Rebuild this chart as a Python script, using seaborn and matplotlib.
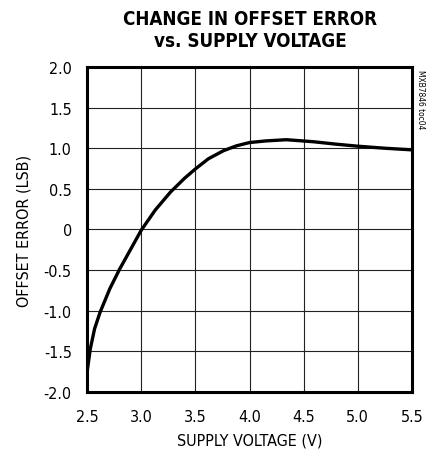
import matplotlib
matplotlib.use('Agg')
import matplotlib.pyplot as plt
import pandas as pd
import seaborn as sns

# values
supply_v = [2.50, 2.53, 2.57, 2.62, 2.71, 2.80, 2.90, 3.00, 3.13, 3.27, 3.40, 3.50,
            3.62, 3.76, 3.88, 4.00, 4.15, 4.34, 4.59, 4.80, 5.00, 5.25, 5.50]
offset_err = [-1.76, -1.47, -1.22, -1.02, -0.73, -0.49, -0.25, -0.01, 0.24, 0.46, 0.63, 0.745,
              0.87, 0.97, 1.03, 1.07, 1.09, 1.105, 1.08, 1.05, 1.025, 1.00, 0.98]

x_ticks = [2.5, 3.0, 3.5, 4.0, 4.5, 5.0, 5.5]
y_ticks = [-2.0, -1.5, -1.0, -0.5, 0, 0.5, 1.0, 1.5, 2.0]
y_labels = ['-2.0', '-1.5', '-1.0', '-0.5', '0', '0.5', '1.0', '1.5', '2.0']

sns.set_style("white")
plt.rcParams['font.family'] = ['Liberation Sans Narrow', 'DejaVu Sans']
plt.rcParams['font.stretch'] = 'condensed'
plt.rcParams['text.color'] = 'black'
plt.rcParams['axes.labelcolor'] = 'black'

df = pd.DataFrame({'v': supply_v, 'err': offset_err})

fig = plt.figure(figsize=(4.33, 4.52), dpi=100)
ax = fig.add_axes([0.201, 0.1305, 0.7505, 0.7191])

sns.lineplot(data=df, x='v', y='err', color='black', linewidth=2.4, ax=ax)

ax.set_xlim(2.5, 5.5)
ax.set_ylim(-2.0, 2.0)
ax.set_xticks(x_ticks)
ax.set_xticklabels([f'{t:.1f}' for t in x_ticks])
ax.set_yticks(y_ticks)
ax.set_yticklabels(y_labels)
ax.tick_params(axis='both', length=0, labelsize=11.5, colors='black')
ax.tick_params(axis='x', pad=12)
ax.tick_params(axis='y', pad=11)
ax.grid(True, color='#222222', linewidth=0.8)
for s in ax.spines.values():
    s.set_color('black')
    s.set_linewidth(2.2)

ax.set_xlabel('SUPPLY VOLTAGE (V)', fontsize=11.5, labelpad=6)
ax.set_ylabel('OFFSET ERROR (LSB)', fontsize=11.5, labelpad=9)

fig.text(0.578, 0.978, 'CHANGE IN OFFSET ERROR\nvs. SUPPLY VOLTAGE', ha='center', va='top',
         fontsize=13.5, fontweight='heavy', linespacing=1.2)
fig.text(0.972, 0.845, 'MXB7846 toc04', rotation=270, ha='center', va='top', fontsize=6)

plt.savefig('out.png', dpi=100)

□ □ □ □ □

Repeat the material above in full and exactly, omitting the pictures.

**Written reply**
Rebuild this chart as a Python script, using seaborn and matplotlib.
import matplotlib
matplotlib.use('Agg')
import matplotlib.pyplot as plt
import pandas as pd
import seaborn as sns

# values
supply_v = [2.50, 2.53, 2.57, 2.62, 2.71, 2.80, 2.90, 3.00, 3.13, 3.27, 3.40, 3.50,
            3.62, 3.76, 3.88, 4.00, 4.15, 4.34, 4.59, 4.80, 5.00, 5.25, 5.50]
offset_err = [-1.76, -1.47, -1.22, -1.02, -0.73, -0.49, -0.25, -0.01, 0.24, 0.46, 0.63, 0.745,
              0.87, 0.97, 1.03, 1.07, 1.09, 1.105, 1.08, 1.05, 1.025, 1.00, 0.98]

x_ticks = [2.5, 3.0, 3.5, 4.0, 4.5, 5.0, 5.5]
y_ticks = [-2.0, -1.5, -1.0, -0.5, 0, 0.5, 1.0, 1.5, 2.0]
y_labels = ['-2.0', '-1.5', '-1.0', '-0.5', '0', '0.5', '1.0', '1.5', '2.0']

sns.set_style("white")
plt.rcParams['font.family'] = ['Liberation Sans Narrow', 'DejaVu Sans']
plt.rcParams['font.stretch'] = 'condensed'
plt.rcParams['text.color'] = 'black'
plt.rcParams['axes.labelcolor'] = 'black'

df = pd.DataFrame({'v': supply_v, 'err': offset_err})

fig = plt.figure(figsize=(4.33, 4.52), dpi=100)
ax = fig.add_axes([0.201, 0.1305, 0.7505, 0.7191])

sns.lineplot(data=df, x='v', y='err', color='black', linewidth=2.4, ax=ax)

ax.set_xlim(2.5, 5.5)
ax.set_ylim(-2.0, 2.0)
ax.set_xticks(x_ticks)
ax.set_xticklabels([f'{t:.1f}' for t in x_ticks])
ax.set_yticks(y_ticks)
ax.set_yticklabels(y_labels)
ax.tick_params(axis='both', length=0, labelsize=11.5, colors='black')
ax.tick_params(axis='x', pad=12)
ax.tick_params(axis='y', pad=11)
ax.grid(True, color='#222222', linewidth=0.8)
for s in ax.spines.values():
    s.set_color('black')
    s.set_linewidth(2.2)

ax.set_xlabel('SUPPLY VOLTAGE (V)', fontsize=11.5, labelpad=6)
ax.set_ylabel('OFFSET ERROR (LSB)', fontsize=11.5, labelpad=9)

fig.text(0.578, 0.978, 'CHANGE IN OFFSET ERROR\nvs. SUPPLY VOLTAGE', ha='center', va='top',
         fontsize=13.5, fontweight='heavy', linespacing=1.2)
fig.text(0.972, 0.845, 'MXB7846 toc04', rotation=270, ha='center', va='top', fontsize=6)

plt.savefig('out.png', dpi=100)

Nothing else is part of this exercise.